What the task requires — Only the lines from the one containing "Write a component" through the one containing "const Y_STEP = 2;" are to be copied, exactly and with both ends kept.

[START]

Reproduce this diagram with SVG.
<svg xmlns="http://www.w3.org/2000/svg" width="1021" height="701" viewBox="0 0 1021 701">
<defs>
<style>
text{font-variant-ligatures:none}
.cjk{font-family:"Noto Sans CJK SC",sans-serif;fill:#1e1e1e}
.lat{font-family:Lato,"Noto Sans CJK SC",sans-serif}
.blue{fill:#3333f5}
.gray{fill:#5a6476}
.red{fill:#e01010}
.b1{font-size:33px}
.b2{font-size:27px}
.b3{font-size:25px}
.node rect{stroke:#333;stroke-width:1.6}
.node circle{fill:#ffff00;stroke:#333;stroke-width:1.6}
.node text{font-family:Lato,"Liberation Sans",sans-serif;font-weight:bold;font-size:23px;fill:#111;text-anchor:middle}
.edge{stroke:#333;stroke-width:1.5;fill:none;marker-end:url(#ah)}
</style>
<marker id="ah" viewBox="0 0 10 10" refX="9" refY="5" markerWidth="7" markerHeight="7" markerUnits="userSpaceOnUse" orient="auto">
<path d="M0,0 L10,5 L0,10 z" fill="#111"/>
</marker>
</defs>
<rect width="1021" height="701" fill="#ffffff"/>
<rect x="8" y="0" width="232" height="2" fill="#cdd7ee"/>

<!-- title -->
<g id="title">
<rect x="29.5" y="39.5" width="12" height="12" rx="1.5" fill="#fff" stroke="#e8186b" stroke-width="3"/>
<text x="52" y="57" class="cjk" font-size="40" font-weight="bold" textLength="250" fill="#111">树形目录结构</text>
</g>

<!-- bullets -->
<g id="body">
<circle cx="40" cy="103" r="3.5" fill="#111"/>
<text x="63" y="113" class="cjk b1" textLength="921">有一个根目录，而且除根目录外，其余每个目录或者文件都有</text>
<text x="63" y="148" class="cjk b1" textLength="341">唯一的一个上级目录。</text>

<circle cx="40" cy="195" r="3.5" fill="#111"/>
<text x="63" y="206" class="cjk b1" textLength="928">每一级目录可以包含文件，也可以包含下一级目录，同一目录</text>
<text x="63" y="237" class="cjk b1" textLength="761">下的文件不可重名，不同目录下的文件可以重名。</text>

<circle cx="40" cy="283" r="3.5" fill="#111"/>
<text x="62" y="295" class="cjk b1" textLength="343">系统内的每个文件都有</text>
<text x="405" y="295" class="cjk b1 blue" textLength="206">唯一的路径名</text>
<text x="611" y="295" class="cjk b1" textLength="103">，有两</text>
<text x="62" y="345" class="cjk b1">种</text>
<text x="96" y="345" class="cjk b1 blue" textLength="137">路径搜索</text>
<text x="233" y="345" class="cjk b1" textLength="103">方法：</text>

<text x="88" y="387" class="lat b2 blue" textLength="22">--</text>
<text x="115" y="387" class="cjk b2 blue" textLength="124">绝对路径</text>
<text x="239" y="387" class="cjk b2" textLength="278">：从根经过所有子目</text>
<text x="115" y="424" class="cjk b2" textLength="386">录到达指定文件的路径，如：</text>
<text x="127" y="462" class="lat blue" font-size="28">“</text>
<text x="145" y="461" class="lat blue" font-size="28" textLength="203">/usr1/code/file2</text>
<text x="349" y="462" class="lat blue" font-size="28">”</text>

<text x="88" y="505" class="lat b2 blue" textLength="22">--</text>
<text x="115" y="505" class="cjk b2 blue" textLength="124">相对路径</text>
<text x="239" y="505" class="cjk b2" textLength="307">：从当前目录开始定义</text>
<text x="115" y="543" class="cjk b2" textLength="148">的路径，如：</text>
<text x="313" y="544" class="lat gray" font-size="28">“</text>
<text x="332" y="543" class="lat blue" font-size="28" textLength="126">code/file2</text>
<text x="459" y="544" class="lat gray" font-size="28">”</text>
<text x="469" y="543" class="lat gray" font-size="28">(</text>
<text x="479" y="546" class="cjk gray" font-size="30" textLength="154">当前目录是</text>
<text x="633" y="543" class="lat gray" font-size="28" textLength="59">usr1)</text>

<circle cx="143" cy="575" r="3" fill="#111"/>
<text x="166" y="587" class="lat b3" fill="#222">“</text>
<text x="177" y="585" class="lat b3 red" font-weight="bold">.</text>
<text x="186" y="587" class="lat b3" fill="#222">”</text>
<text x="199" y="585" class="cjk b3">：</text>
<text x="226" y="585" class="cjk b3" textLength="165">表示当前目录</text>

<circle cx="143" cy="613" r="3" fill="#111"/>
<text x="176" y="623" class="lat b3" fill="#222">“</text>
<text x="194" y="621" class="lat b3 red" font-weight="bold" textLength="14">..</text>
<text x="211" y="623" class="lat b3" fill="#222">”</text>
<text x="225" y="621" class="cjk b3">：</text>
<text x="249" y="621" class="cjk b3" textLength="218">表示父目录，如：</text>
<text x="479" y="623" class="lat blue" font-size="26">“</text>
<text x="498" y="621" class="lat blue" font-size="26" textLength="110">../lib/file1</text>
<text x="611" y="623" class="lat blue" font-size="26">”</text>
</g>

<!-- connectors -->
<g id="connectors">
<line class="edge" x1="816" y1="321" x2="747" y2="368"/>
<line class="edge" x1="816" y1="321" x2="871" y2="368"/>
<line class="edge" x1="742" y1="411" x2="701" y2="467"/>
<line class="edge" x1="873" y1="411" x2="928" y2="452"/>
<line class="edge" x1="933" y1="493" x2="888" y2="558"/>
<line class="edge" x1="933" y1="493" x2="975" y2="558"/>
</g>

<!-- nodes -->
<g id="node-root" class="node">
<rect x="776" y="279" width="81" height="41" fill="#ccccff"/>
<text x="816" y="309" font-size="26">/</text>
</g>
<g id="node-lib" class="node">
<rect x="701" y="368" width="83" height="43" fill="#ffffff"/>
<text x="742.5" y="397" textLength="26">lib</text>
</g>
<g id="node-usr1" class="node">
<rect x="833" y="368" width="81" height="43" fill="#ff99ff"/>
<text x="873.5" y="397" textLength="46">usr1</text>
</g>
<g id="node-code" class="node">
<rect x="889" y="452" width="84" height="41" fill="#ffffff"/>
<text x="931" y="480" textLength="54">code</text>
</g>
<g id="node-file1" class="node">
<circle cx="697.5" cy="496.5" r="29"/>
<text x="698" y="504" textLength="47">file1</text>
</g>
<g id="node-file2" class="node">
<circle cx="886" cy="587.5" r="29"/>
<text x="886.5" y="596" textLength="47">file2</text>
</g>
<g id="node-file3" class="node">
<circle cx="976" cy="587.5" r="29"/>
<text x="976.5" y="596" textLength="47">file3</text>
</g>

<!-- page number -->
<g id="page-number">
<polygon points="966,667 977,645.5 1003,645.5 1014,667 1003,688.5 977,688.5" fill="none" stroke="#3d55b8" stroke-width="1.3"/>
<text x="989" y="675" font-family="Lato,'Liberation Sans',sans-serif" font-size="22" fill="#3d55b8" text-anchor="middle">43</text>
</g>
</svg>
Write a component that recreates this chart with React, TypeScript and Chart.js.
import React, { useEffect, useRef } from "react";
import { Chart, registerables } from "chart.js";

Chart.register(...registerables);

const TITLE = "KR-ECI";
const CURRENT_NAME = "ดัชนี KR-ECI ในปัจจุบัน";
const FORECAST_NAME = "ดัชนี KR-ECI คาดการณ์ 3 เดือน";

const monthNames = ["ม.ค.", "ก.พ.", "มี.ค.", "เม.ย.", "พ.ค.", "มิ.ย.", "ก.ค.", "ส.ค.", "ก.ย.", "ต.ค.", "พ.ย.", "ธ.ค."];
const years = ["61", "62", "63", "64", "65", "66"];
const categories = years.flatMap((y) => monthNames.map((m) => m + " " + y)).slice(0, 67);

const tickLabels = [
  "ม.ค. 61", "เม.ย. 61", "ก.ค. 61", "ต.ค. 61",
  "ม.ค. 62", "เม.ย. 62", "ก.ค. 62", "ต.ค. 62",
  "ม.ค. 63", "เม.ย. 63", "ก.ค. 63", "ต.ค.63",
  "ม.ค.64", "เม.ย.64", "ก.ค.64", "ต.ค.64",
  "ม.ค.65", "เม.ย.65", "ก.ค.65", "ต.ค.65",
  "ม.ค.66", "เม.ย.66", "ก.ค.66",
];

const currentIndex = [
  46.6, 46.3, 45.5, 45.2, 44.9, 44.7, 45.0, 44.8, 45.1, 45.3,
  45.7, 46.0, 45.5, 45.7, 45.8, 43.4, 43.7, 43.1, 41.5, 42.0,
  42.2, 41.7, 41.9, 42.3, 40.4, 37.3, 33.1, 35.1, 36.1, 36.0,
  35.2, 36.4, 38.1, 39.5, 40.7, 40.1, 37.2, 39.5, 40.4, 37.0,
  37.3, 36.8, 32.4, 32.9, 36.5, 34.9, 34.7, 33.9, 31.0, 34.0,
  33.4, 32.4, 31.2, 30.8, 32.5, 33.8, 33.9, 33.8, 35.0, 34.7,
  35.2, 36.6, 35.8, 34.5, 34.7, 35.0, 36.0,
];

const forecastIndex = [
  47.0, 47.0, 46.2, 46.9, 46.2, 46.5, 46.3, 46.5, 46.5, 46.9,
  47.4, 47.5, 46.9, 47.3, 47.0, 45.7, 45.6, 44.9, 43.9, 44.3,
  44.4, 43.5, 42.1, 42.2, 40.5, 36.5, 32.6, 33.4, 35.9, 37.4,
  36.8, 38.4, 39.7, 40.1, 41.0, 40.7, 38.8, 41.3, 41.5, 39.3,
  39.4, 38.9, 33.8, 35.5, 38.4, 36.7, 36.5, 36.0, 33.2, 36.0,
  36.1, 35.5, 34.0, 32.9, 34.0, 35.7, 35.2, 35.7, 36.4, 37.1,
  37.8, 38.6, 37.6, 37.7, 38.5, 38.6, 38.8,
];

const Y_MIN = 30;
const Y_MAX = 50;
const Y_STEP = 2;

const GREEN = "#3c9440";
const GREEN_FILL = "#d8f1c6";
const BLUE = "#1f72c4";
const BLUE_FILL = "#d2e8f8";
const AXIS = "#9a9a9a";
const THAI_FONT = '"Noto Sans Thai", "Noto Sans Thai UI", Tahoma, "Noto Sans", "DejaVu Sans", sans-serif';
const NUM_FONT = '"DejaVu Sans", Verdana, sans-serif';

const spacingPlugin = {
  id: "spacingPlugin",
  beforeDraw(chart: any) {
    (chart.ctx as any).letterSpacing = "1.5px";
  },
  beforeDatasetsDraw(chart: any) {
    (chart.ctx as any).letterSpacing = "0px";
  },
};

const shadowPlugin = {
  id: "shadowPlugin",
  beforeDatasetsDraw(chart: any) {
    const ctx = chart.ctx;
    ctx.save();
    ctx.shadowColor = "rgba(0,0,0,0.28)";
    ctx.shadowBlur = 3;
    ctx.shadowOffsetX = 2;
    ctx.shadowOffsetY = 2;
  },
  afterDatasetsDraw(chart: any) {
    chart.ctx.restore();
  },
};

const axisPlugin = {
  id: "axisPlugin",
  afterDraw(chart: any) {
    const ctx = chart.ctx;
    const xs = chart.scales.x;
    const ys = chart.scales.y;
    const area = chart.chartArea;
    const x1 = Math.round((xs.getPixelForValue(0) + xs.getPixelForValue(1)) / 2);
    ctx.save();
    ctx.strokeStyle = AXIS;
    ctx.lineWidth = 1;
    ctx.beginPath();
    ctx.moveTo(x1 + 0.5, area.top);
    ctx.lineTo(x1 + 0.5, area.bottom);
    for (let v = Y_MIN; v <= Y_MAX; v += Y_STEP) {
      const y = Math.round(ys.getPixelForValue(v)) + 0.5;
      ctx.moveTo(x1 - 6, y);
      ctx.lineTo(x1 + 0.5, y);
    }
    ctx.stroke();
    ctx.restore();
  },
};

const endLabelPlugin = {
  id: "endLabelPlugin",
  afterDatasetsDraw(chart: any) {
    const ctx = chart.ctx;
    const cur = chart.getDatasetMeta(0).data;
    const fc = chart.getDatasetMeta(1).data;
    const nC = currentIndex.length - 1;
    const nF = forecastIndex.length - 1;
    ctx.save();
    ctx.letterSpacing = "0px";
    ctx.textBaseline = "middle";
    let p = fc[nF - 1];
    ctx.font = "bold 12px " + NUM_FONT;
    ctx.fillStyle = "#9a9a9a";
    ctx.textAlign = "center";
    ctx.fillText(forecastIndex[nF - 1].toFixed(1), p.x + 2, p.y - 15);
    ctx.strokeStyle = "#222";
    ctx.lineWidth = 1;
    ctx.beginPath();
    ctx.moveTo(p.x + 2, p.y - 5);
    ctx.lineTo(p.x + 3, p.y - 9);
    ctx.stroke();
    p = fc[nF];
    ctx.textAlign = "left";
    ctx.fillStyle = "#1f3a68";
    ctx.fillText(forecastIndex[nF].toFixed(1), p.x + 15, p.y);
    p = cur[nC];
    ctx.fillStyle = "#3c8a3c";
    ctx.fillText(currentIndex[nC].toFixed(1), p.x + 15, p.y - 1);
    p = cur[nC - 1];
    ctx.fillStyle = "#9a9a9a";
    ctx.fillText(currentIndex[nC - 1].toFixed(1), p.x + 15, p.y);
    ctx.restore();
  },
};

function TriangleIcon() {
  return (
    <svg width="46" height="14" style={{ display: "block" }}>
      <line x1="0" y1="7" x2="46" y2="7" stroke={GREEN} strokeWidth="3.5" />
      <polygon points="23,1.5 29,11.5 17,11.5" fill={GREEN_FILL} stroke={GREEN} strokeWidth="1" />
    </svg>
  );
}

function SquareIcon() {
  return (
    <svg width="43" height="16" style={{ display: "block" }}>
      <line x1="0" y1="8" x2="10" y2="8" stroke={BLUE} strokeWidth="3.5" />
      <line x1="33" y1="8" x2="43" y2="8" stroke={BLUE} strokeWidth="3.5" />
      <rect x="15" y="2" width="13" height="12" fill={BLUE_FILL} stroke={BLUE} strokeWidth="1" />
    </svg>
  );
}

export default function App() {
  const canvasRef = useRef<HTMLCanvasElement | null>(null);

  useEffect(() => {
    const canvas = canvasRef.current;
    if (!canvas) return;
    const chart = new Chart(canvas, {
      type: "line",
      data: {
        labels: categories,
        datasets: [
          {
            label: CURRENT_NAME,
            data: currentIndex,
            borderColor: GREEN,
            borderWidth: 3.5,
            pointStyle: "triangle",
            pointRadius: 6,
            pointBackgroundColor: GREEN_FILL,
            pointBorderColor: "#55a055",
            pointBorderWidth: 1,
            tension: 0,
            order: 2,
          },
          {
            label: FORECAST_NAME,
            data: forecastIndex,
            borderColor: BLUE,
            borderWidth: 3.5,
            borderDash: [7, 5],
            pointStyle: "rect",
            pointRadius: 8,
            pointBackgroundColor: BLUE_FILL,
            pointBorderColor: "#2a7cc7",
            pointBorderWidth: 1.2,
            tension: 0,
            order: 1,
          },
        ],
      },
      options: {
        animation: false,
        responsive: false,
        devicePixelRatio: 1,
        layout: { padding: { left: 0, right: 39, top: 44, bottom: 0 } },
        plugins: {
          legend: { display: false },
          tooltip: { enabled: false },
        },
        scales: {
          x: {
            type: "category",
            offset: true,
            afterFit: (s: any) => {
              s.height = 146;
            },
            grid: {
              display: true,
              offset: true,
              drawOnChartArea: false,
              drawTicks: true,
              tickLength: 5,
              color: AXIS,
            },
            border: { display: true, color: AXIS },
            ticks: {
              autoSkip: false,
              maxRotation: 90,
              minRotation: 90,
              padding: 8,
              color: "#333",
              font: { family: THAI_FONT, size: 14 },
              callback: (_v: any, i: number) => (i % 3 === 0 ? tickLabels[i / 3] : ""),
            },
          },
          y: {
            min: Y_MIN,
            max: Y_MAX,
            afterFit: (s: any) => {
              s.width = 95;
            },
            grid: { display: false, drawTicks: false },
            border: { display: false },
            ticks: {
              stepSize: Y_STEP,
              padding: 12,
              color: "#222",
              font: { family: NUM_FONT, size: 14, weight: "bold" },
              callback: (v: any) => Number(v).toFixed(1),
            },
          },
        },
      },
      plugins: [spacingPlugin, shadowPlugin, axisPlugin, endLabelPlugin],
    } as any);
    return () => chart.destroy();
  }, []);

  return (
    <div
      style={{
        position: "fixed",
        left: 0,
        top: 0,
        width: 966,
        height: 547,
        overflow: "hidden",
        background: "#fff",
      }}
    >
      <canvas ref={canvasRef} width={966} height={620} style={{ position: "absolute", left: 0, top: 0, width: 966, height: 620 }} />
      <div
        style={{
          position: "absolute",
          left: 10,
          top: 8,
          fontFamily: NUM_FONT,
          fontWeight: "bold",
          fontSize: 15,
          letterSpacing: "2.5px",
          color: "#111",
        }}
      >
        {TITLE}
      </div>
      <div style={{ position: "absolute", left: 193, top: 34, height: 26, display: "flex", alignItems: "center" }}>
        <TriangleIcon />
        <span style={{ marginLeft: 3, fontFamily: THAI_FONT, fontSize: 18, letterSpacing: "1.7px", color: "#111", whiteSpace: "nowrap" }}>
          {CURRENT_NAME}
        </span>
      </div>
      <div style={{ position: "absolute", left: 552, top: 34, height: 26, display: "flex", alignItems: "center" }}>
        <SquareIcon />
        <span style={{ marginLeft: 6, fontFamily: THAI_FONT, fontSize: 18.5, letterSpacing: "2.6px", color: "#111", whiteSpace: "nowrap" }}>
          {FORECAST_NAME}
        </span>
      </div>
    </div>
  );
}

[END]

Exercise output —
Write a component that recreates this chart with React, TypeScript and Chart.js.
import React, { useEffect, useRef } from "react";
import { Chart, registerables } from "chart.js";

Chart.register(...registerables);

const TITLE = "KR-ECI";
const CURRENT_NAME = "ดัชนี KR-ECI ในปัจจุบัน";
const FORECAST_NAME = "ดัชนี KR-ECI คาดการณ์ 3 เดือน";

const monthNames = ["ม.ค.", "ก.พ.", "มี.ค.", "เม.ย.", "พ.ค.", "มิ.ย.", "ก.ค.", "ส.ค.", "ก.ย.", "ต.ค.", "พ.ย.", "ธ.ค."];
const years = ["61", "62", "63", "64", "65", "66"];
const categories = years.flatMap((y) => monthNames.map((m) => m + " " + y)).slice(0, 67);

const tickLabels = [
  "ม.ค. 61", "เม.ย. 61", "ก.ค. 61", "ต.ค. 61",
  "ม.ค. 62", "เม.ย. 62", "ก.ค. 62", "ต.ค. 62",
  "ม.ค. 63", "เม.ย. 63", "ก.ค. 63", "ต.ค.63",
  "ม.ค.64", "เม.ย.64", "ก.ค.64", "ต.ค.64",
  "ม.ค.65", "เม.ย.65", "ก.ค.65", "ต.ค.65",
  "ม.ค.66", "เม.ย.66", "ก.ค.66",
];

const currentIndex = [
  46.6, 46.3, 45.5, 45.2, 44.9, 44.7, 45.0, 44.8, 45.1, 45.3,
  45.7, 46.0, 45.5, 45.7, 45.8, 43.4, 43.7, 43.1, 41.5, 42.0,
  42.2, 41.7, 41.9, 42.3, 40.4, 37.3, 33.1, 35.1, 36.1, 36.0,
  35.2, 36.4, 38.1, 39.5, 40.7, 40.1, 37.2, 39.5, 40.4, 37.0,
  37.3, 36.8, 32.4, 32.9, 36.5, 34.9, 34.7, 33.9, 31.0, 34.0,
  33.4, 32.4, 31.2, 30.8, 32.5, 33.8, 33.9, 33.8, 35.0, 34.7,
  35.2, 36.6, 35.8, 34.5, 34.7, 35.0, 36.0,
];

const forecastIndex = [
  47.0, 47.0, 46.2, 46.9, 46.2, 46.5, 46.3, 46.5, 46.5, 46.9,
  47.4, 47.5, 46.9, 47.3, 47.0, 45.7, 45.6, 44.9, 43.9, 44.3,
  44.4, 43.5, 42.1, 42.2, 40.5, 36.5, 32.6, 33.4, 35.9, 37.4,
  36.8, 38.4, 39.7, 40.1, 41.0, 40.7, 38.8, 41.3, 41.5, 39.3,
  39.4, 38.9, 33.8, 35.5, 38.4, 36.7, 36.5, 36.0, 33.2, 36.0,
  36.1, 35.5, 34.0, 32.9, 34.0, 35.7, 35.2, 35.7, 36.4, 37.1,
  37.8, 38.6, 37.6, 37.7, 38.5, 38.6, 38.8,
];

const Y_MIN = 30;
const Y_MAX = 50;
const Y_STEP = 2;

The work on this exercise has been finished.